Knight1995 opened this issue 10 months ago · 12 comments

Knight1995 commented 10 months ago

Thanks for the great job! I try to do some easy calculations on the FBM object, I want to get the 3774 rows' result,but the result is NA Could you please tell me what the problem is? Thanks!

Answer 1 · 2024-03-05T06:18:23.000Z

You should start from the warning messages. X.sub is probably shorter than K1[, 2].
Also, ind spans the column indices by default in big_apply(), but here you're using it for the rows.

Answer 2 · 2024-03-05T06:26:34.000Z

Thanks for your quick reply! Actually,I have edited my code to calculate each row's result,but the result is also NA.
colmeans <- big_apply(X1, ind = rows_along(X),function(X, ind) {
X.sub <- X[ind,1]

K1<-map_dfr(unique(X[,1]),function(i){
S1 <-mean(Y[which(X[,1]==i),1])
data.frame(Value=S1,clu=i)
})

a<-K1[which(K1[,2]==X.sub),1]
b<-min(K1[which(K1[,2]!=X.sub),1])
si=(b-a)/max(b,a)
return(si)
}, a.combine = 'c')

Answer 3 · 2024-03-05T06:51:51.000Z

Yes, cf. my first comment.

Answer 4 · 2024-03-05T09:21:38.000Z

Sorry for bothering again.When I test single numble (ind=1), my code works.But I put the code into the big_apply,the results are NA. What is the problem? Does the R algorithm not work in big_apply? Thanks.

Answer 5 · 2024-03-05T09:56:15.000Z

No, your code doesn't work when using ind <- 1.
It is just that X.sub is of length 1 and gets automatically recycled to match the size of K1[, 2].
Which is probably not what you want.

Answer 6 · 2024-03-05T09:58:49.000Z

You need to think about what you are trying to achieve here.
If I had to guess, I would say that you need to subset K1[ind, 2].

Answer 7 · 2024-03-05T13:33:42.000Z

Thanks for your reply.
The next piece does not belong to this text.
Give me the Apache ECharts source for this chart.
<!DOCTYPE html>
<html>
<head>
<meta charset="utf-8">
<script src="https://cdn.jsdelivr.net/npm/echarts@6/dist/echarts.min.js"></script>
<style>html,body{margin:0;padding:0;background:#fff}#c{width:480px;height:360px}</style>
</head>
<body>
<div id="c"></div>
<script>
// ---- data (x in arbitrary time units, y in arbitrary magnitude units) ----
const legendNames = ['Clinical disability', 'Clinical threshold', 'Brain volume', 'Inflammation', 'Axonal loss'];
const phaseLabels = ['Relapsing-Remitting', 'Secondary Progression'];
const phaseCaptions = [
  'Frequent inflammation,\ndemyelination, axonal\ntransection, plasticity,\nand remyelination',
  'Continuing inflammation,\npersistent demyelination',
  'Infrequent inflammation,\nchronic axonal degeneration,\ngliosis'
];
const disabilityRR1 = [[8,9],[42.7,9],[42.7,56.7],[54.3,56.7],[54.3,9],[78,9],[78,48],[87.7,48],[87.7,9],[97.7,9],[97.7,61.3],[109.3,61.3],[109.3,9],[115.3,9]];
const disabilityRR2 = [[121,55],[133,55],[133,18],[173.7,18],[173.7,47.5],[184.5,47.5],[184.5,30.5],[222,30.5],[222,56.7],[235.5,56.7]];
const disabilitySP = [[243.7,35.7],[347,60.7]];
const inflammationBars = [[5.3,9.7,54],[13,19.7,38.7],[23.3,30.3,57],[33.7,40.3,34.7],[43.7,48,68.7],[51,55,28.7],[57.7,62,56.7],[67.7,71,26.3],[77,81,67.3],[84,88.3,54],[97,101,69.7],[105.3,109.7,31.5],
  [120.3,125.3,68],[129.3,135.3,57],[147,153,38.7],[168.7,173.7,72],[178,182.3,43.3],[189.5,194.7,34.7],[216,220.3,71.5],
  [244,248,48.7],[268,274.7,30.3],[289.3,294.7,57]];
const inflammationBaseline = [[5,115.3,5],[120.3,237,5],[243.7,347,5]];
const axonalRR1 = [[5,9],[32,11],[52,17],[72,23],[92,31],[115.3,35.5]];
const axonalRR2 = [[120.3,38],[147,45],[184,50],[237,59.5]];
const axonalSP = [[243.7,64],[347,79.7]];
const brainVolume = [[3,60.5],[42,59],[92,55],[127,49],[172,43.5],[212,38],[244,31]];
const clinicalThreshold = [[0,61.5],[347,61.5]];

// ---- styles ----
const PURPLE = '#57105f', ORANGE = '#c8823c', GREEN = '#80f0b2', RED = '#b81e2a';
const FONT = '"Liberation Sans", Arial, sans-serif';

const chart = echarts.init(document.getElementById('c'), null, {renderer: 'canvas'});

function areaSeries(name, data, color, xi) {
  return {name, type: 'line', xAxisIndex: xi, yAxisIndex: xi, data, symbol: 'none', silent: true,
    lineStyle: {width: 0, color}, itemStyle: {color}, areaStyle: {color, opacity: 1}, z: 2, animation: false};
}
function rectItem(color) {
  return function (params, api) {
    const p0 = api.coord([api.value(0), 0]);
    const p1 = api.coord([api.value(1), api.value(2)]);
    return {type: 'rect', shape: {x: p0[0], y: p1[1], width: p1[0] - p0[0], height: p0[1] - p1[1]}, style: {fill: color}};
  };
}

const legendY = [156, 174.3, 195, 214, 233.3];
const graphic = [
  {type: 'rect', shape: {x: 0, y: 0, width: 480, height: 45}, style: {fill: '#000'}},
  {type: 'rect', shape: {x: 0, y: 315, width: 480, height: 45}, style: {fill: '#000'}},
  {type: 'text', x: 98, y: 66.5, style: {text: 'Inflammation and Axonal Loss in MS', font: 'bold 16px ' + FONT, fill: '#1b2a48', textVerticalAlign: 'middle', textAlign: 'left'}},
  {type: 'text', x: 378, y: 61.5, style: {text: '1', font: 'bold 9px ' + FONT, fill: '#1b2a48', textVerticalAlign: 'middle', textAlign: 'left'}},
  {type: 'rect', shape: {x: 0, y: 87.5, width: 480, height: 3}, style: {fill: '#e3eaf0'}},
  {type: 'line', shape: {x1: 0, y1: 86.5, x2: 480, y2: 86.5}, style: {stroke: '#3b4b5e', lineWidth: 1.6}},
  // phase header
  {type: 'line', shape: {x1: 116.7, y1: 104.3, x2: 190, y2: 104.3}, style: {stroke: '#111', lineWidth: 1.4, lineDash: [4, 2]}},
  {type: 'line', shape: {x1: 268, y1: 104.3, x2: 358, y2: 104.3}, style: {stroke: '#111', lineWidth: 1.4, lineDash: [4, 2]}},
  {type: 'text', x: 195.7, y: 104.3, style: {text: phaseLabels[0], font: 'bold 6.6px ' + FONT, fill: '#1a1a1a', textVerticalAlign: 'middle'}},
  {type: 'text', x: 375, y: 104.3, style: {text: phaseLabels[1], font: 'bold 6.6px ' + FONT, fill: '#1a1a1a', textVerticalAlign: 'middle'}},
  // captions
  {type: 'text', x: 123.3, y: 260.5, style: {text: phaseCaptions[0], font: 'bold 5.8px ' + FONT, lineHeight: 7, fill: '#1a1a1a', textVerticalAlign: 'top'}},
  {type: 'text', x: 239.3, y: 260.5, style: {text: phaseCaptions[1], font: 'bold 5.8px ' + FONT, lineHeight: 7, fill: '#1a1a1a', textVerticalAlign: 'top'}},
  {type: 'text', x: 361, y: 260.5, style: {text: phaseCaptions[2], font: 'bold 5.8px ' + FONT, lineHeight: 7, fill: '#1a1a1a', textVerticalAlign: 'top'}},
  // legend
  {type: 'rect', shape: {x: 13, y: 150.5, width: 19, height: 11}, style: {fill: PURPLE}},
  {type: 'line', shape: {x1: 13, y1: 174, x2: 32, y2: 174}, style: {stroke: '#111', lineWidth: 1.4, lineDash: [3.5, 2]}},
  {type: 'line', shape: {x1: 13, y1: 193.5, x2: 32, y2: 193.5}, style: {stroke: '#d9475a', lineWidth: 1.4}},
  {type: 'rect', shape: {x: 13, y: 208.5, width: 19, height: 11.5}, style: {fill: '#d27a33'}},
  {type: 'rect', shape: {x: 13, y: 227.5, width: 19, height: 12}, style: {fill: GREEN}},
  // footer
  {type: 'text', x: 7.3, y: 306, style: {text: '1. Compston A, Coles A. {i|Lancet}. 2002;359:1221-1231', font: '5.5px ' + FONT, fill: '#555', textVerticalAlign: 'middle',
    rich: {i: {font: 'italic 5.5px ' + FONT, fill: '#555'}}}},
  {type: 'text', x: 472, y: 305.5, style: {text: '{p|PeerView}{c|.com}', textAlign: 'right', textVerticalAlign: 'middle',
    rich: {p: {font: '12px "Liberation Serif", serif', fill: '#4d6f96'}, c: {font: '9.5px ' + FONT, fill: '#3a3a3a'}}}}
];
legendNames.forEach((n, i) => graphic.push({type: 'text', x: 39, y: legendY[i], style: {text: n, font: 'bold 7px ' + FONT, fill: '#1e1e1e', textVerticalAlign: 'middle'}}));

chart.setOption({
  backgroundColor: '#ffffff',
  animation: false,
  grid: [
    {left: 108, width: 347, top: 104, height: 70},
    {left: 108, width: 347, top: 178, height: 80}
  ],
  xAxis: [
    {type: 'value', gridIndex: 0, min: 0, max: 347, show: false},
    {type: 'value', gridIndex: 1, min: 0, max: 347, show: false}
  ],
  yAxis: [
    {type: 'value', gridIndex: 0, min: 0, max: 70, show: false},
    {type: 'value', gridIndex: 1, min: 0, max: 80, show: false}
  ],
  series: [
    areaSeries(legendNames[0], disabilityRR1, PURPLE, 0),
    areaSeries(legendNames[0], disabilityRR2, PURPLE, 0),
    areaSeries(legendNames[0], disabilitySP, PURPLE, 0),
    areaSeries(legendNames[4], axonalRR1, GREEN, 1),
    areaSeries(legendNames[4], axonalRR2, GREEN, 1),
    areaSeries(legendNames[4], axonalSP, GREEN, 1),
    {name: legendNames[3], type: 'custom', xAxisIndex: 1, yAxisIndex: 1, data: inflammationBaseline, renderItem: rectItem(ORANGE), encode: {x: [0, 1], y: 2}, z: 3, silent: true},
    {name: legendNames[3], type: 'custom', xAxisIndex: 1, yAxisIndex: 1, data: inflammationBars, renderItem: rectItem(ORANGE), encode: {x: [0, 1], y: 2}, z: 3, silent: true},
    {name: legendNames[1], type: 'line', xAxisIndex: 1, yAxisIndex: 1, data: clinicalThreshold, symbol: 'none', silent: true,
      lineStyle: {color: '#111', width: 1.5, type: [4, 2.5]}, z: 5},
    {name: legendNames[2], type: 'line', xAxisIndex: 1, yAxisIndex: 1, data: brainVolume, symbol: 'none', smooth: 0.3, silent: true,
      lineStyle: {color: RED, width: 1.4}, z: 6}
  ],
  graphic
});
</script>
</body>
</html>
In order to find out the problem,i try a simple test as following.I think it may be that I didn't input one of the two variables, Y, so there is no result. But after I rewrite the code like your multivariate format (https://privefl.github.io/bigstatsr/articles/big-apply.html) , there is still no result output, which is very wired.Could you give me some suggestions? Thanks.

Answer 8 · 2024-03-05T13:45:06.000Z

Properly passing other variables as arguments of the function is necessary only when using parallelism.
Doing mean(Y[-ind, ]) is very odd (especially the minus). What are you trying to achieve here (in simple English)?
What do you have for summary(Y)?

Answer 9 · 2024-03-05T13:50:52.000Z

'ind' means the row number, mean(Y[-ind, ]) means that the matrix in this row will be removed, and the mean of new matrix will be calculated.
'Summary(Y)' shows as following.

Answer 10 · 2024-03-05T13:55:38.000Z

I didn't get that Y was also an FBM. Then summary(Y[]).
You understand that ind is usually a vector of multiple indices, not just one, right?
And you want the full mean() of the matrix? Not something like the rowMeans()?
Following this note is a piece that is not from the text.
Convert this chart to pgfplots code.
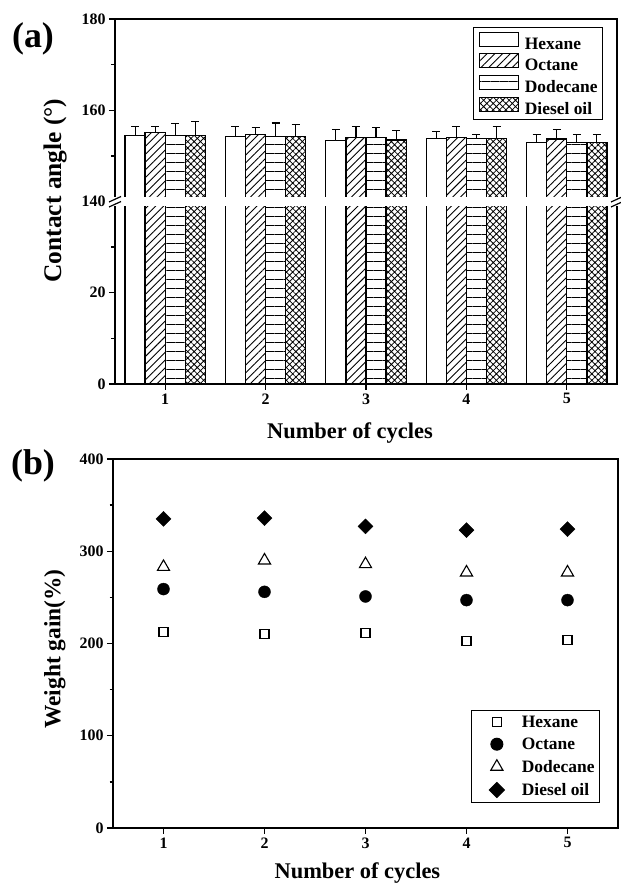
\documentclass[border=0pt]{standalone}
\usepackage{fontspec}
\setmainfont{Liberation Serif}
\usepackage{pgfplots}
\pgfplotsset{compat=1.18}
\usepackage{pgfplotstable}
\usetikzlibrary{patterns.meta}

\pgfplotstableread{
x H Hs O Os D Ds E Es
1 154.4 2.0 155.1 1.3 154.4 2.6 154.4 3.1
2 154.2 2.2 154.7 1.5 154.2 3.0 154.2 2.6
3 153.4 2.3 154.1 2.3 154.1 2.1 153.5 2.1
4 153.8 1.6 154.0 2.4 153.8 0.9 153.8 2.6
5 152.9 1.8 153.7 2.0 152.9 1.8 152.9 1.8
}\contact

\pgfplotstableread{
x H O D E
1 212 259 283 335
2 210 256 290 336
3 211 251 286 327
4 203 247 277 323
5 204 247 277 324
}\weight

\begin{document}
\begin{tikzpicture}
\useasboundingbox (0,0) rectangle (621bp,883bp);
\pgfplotsset{
  common/.style={
    scale only axis,
    xmin=0.5, xmax=5.5,
    xtick={1,2,3,4,5},
    axis line style={line width=1.8bp},
    tick style={line width=1.3bp, black},
    major tick length=6bp, minor tick length=3.5bp,
    tick align=outside,
    xtick pos=bottom, ytick pos=left,
    ticklabel style={font=\fontsize{16}{16}\selectfont\bfseries},
    /pgf/number format/assume math mode=true,
    legend cell align=left,
  },
}
\node at (33bp,844bp) {\fontsize{36}{36}\selectfont\bfseries (a)};
\node at (33bp,417bp) {\fontsize{36}{36}\selectfont\bfseries (b)};

% ---------------- (a) ----------------
\begin{axis}[common,
  at={(115bp,499bp)}, anchor=south west, width=502bp, height=365bp,
  ymin=0, ymax=80, ytick={0,20,40,60,80}, yticklabels={0,20,140,160,180},
  minor y tick num=1,
  ybar, bar width=0.2,
  xlabel={Number of cycles}, ylabel={Contact angle (°)},
  every axis x label/.style={at={(axis description cs:0.468,0)}, anchor=north, yshift=-39bp, inner sep=0pt, font=\fontsize{22.5}{22.5}\selectfont\bfseries},
  every axis y label/.style={at={(axis description cs:-0.1195,0.53)}, rotate=90, anchor=center, font=\fontsize{25.5}{25.5}\selectfont\bfseries},
  legend style={at={(axis description cs:1,1)}, anchor=north east, xshift=-14bp, yshift=-8bp,
    draw=black, line width=1bp, font=\fontsize{17.5}{17.5}\selectfont\bfseries,
    inner xsep=5bp, inner ysep=4bp, nodes={inner sep=0pt}, row sep=2.5bp,
    /tikz/every odd column/.append style={column sep=6bp}},
  legend image code/.code={\draw[#1,line width=1.2bp] (0bp,-2bp) rectangle (39bp,12bp);},
]
\addplot[draw=black, line width=1.3bp, fill=white, bar shift=-0.3,
  error bars/.cd, y dir=plus, y explicit, error bar style={line width=1.1bp},
  error mark options={rotate=90, mark size=4bp, line width=1.1bp}]
  table[x=x, y expr=\thisrow{H}-100, y error=Hs] {\contact};
\addplot[draw=black, line width=1.3bp, pattern={Lines[angle=45,distance=5.5bp,line width=0.9bp]}, bar shift=-0.1,
  error bars/.cd, y dir=plus, y explicit, error bar style={line width=1.1bp},
  error mark options={rotate=90, mark size=4bp, line width=1.1bp}]
  table[x=x, y expr=\thisrow{O}-100, y error=Os] {\contact};
\addplot[draw=black, line width=1.3bp, pattern={Lines[angle=0,distance=9bp,line width=1bp]}, bar shift=0.1,
  error bars/.cd, y dir=plus, y explicit, error bar style={line width=1.1bp},
  error mark options={rotate=90, mark size=4bp, line width=1.1bp}]
  table[x=x, y expr=\thisrow{D}-100, y error=Ds] {\contact};
\addplot[draw=black, line width=1.3bp, pattern={Hatch[angle=45,distance=4.5bp,line width=0.8bp]}, bar shift=0.3,
  error bars/.cd, y dir=plus, y explicit, error bar style={line width=1.1bp},
  error mark options={rotate=90, mark size=4bp, line width=1.1bp}]
  table[x=x, y expr=\thisrow{E}-100, y error=Es] {\contact};
\legend{Hexane, Octane, Dodecane, Diesel oil}
\coordinate (bl) at (axis cs:0.5,40);
\coordinate (br) at (axis cs:5.5,40);
\end{axis}
\fill[white] ([xshift=-7bp,yshift=-4.5bp]bl) rectangle ([xshift=2bp,yshift=4.5bp]br);
\draw[line width=1.2bp] ([shift={(-6bp,-0.5bp)}]bl) -- ([shift={(6bp,5bp)}]bl);
\draw[line width=1.2bp] ([shift={(-6bp,-5.5bp)}]bl) -- ([shift={(6bp,0bp)}]bl);
\draw[line width=1.2bp] ([shift={(-6bp,-0.5bp)}]br) -- ([shift={(6bp,5bp)}]br);
\draw[line width=1.2bp] ([shift={(-6bp,-5.5bp)}]br) -- ([shift={(6bp,0bp)}]br);

% ---------------- (b) ----------------
\begin{axis}[common,
  at={(113bp,55bp)}, anchor=south west, width=505bp, height=369bp,
  ymin=0, ymax=400, ytick={0,100,200,300,400}, minor y tick num=1,
  xlabel={Number of cycles}, ylabel={Weight gain(\%)},
  every axis x label/.style={at={(axis description cs:0.484,0)}, anchor=north, yshift=-35bp, inner sep=0pt, font=\fontsize{22.5}{22.5}\selectfont\bfseries},
  every axis y label/.style={at={(axis description cs:-0.115,0.485)}, rotate=90, anchor=center, font=\fontsize{23.5}{23.5}\selectfont\bfseries},
  legend style={at={(axis description cs:1,0)}, anchor=south east, xshift=-18bp, yshift=25bp,
    draw=black, line width=1bp, font=\fontsize{17.5}{17.5}\selectfont\bfseries,
    inner xsep=5bp, inner ysep=5bp, nodes={inner sep=0pt}, row sep=9bp,
    /tikz/every odd column/.append style={column sep=5bp}},
  legend image code/.code={\path[draw=none,fill=none] (0bp,-6bp) rectangle (40bp,6bp);
    \draw[mark repeat=2,mark phase=2,#1] plot coordinates {(0bp,0bp) (20bp,0bp) (40bp,0bp)};},
]
\addplot[only marks, mark=square, mark size=4.5bp, mark options={line width=1.1bp, draw=black, fill=white}]
  table[x=x, y=H] {\weight};
\addplot[only marks, mark=*, mark size=6bp, mark options={draw=black, fill=black}]
  table[x=x, y=O] {\weight};
\addplot[only marks, mark=triangle, mark size=7bp, mark options={line width=1.1bp, draw=black, fill=white}]
  table[x=x, y=D] {\weight};
\addplot[only marks, mark=square*, mark size=5.3bp, mark options={rotate=45, draw=black, fill=black}]
  table[x=x, y=E] {\weight};
\legend{Hexane, Octane, Dodecane, Diesel oil}
\end{axis}
\end{tikzpicture}
\end{document}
Answer 11 · 2024-03-05T14:14:02.000Z

Yes, I probably understand what you mean. I tested the simple example above to know how to rewrite the a.FUN in big_apply step by step.My original R code is below. Because the matrix is too big and it runs too slowly, I want to realize this function by using big_apply.cluster_info and dist, which are the original matrix. Their row names and number of rows are the same.
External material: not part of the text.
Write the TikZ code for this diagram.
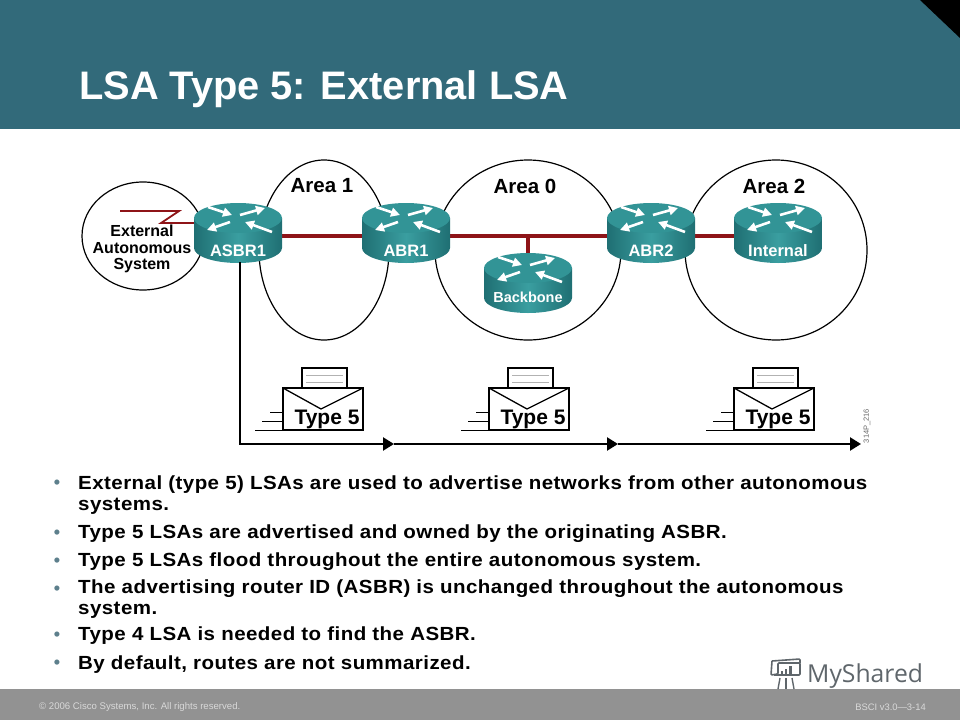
\documentclass[tikz,border=0pt]{standalone}
\usepackage{fontspec}
\setmainfont{Liberation Sans}
\newfontfamily\bodyfont[FakeStretch=1.08,LetterSpace=2.3]{Liberation Sans}
\newfontfamily\logofont{Open Sans}
\usepackage[HTML]{xcolor}
\usetikzlibrary{positioning, arrows.meta}
\definecolor{headbar}{HTML}{326A7A}
\definecolor{footbar}{HTML}{929292}
\definecolor{routertop}{HTML}{329496}
\definecolor{routerlight}{HTML}{3A9EA0}
\definecolor{routerdark}{HTML}{1F6F73}
\definecolor{linkred}{HTML}{8E1418}
\definecolor{logogray}{HTML}{5F666B}
\definecolor{dotgray}{HTML}{5D7F8C}
\tikzset{
  arealabel/.style={font=\fontsize{20.5}{22}\selectfont\bfseries},
  bullet/.style={anchor=north west,inner sep=0pt,align=left,font=\bodyfont\fontsize{19}{20.3}\selectfont\bfseries},
  whitearrow/.style={white,line width=2.6pt,-{Triangle[length=9pt,width=9pt]}},
  pics/router/.style n args={3}{code={
    \shade[left color=routerdark,right color=routerdark,middle color=routerlight]
      (-44,0) -- (-44,30) arc[start angle=180,end angle=360,x radius=44pt,y radius=15pt] -- (44,0) -- cycle;
    \fill[routertop] (0,0) ellipse [x radius=44pt,y radius=15pt];
    \draw[whitearrow] (-30,-11) -- (-6,-3);
    \draw[whitearrow] (2,-3) -- (27,-10);
    \draw[whitearrow] (-8,4) -- (-31,12);
    \draw[whitearrow] (34,14) -- (7,4);
    \node[white,font=\fontsize{#2}{18}\selectfont\bfseries] (-label) at (0,#3) {#1};
  }},
  pics/envelope/.style={code={
    \draw[line width=1.3pt,fill=white] (19,-20) rectangle (64,0);
    \draw[gray!60] (23,-13) -- (60,-13);
    \draw[gray!60] (23,-6) -- (60,-6);
    \draw[line width=1.3pt] (0,0) rectangle (80,42);
    \draw[line width=1.3pt] (0,0) -- (38,21) -- (80,0);
    \draw[line width=1pt] (-13,24) -- (0,24);
    \draw[line width=1pt] (-21,33) -- (0,33);
    \draw[line width=1pt] (-28,42) -- (0,42);
    \node[font=\fontsize{21}{22}\selectfont\bfseries] (-label) at (44,31) {#1};
  }}
}
\begin{document}
\begin{tikzpicture}[x=1pt,y=-1pt]
\useasboundingbox (0,0) rectangle (960,720);
% Title bar
\fill[headbar] (0,0) rectangle (960,129);
\fill[black] (920,0) -- (960,38) -- (960,0) -- cycle;
\node[white,anchor=base west,inner sep=0pt,font=\fontsize{39.8}{42}\selectfont\bfseries] (title) at (79,99) {LSA Type 5: External LSA};

% Areas
\draw[line width=1.2pt] (143,236) ellipse [x radius=61pt,y radius=54pt];
\draw[line width=1.2pt] (324,250) ellipse [x radius=65pt,y radius=90pt];
\draw[line width=1.2pt] (528,250) ellipse [x radius=93pt,y radius=90pt];
\draw[line width=1.2pt] (776,250) ellipse [x radius=91pt,y radius=90pt];
\node[arealabel] (area1) at (322,186) {Area 1};
\node[arealabel] (area0) at (525,186) {Area 0};
\node[arealabel] (area2) at (774,186) {Area 2};
\node[align=center,inner sep=0pt,font=\fontsize{16}{16.5}\selectfont\bfseries] (external) at (142,249) {External\\Autonomous\\System};

% Routers
\coordinate (ASBR1) at (238,218);
\coordinate (ABR1) at (406,218);
\coordinate (ABR2) at (651,218);
\coordinate (Internal) at (778,218);
\coordinate (Backbone) at (528,268);
\coordinate (Tee) at (528,236);
\coordinate (Zig0) at (120,211);
\coordinate (Zig1) at (179,211);
\coordinate (Zig2) at (161,223);

\draw[linkred,line width=4.5pt] (ASBR1 |- Tee) -- (Internal |- Tee);
\draw[linkred,line width=4pt] (Tee) -- (Backbone);
\draw[linkred,line width=1.8pt] (Zig0) -- (Zig1) -- (Zig2) -- (ASBR1 |- Zig2);

\foreach \name/\size/\dy in {ASBR1/16.5/33,ABR1/16.5/33,ABR2/16.5/33,Internal/16.5/33,Backbone/14.5/29}{
  \pic (r\name) at (\name) {router={\name}{\size}{\dy}};
}

% Flooding path
\coordinate (Corner) at (240,444);
\coordinate (Stop1) at (394,444);
\coordinate (Stop2) at (618,444);
\coordinate (Stop3) at (861,444);
\coordinate (Start) at (240,262);
\tikzset{flood/.style={line width=2.3pt,-{Triangle[length=11pt,width=13pt]}}}
\draw[flood] (Start) -- (Corner) -- (Stop1);
\draw[flood] (Stop1) -- (Stop2);
\draw[flood] (Stop2) -- (Stop3);

\foreach \i/\x in {1/283,2/489,3/734}{
  \pic (env\i) at (\x,388) {envelope=Type 5};
}
\node[rotate=90,gray!80!black,font=\fontsize{7.5}{8}\selectfont] (figid) at (867,426) {314P\_216};

% Bullets
\foreach \n/\y in {1/484,2/534,3/562,4/590,5/636,6/664}{
  \node[inner sep=0pt,dotgray,font=\fontsize{18}{19}\selectfont\bfseries] (dot\n) at (57,\y) {\textbullet};
}
\node[bullet] (b1) at (78,476) {External (type 5) LSAs are used to advertise networks from other autonomous\\systems.};
\node[bullet] (b2) at (78,525) {Type 5 LSAs are advertised and owned by the originating ASBR.};
\node[bullet] (b3) at (78,553) {Type 5 LSAs flood throughout the entire autonomous system.};
\node[bullet] (b4) at (78,580) {The advertising router ID (ASBR) is unchanged throughout the autonomous\\system.};
\node[bullet] (b5) at (78,627) {Type 4 LSA is needed to find the ASBR.};
\node[bullet] (b6) at (78,656) {By default, routes are not summarized.};

% Footer
\fill[footbar] (0,689) rectangle (960,720);
\node[anchor=west,inner sep=0pt,gray!30,font=\fontsize{9.6}{10}\selectfont] (copyright) at (39,707) {© 2006 Cisco Systems, Inc. All rights reserved.};
\node[anchor=east,inner sep=0pt,gray!30,font=\fontsize{9.4}{10}\selectfont] (version) at (926,707) {BSCI v3.0—3-14};

% Logo
\draw[logogray,line width=1.6pt,rounded corners=1pt] (772,661) -- (771,675) -- (778,674) -- (778,663) -- (800,663) -- (800,675) -- (774,675);
\draw[logogray,line width=1.6pt,rounded corners=1pt] (772,661) -- (800,659) -- (800,663);
\fill[logogray] (781,671) rectangle (783,674);
\fill[logogray] (785,669) rectangle (787,674);
\fill[logogray] (789,666) rectangle (792,674);
\draw[logogray,line width=1.4pt] (780,678) -- (778,689);
\draw[logogray,line width=1.4pt] (786,678) -- (786,689);
\draw[logogray,line width=1.4pt] (792,678) -- (794,689);
\node[anchor=base west,inner sep=0pt,logogray,font=\logofont\fontsize{24.7}{27}\selectfont] (logotext) at (807,682) {MyShared};
\end{tikzpicture}
\end{document}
K3<-future_map_dfr(seq(ncol(cluster_info)),function(Y){
  K2<-map_dfr(seq(nrow(cluster_info)),function(index){
    x <-cluster_info[,Y]
    dist2 <- as.data.frame(cbind(x,dist))[-index,]
    
    K1<-map_dfr(unique(x),function(i){
      d<-mean(dist2[which(dist2$x==i),index+1])  
      #d<-sum(dist2[ which(dist2$x==i),index+1])/length( which(dist2$x==i))
      
      data.frame(Value=d,clu=i) 
    })
    
    si <- (min(K1[K1$clu!=x[index],]$Value)-K1[K1$clu==x[index],]$Value)/max(min(K1[K1$clu!=x[index],]$Value),K1[K1$clu==x[index],]$Value)
    if(is.na(si)){
      data.frame(cluster=x[index],sil_width=0) 
    }else{
      data.frame(cluster=x[index],sil_width=si) 
    }
    
  })
  data.frame(Resolution=colnames(cluster_info)[Y],silhouette_score=mean(K2$sil_width))
})

Answer 12 · 2024-04-12T11:40:28.000Z

I don't get what you're trying to achieve here; sorry I cannot help.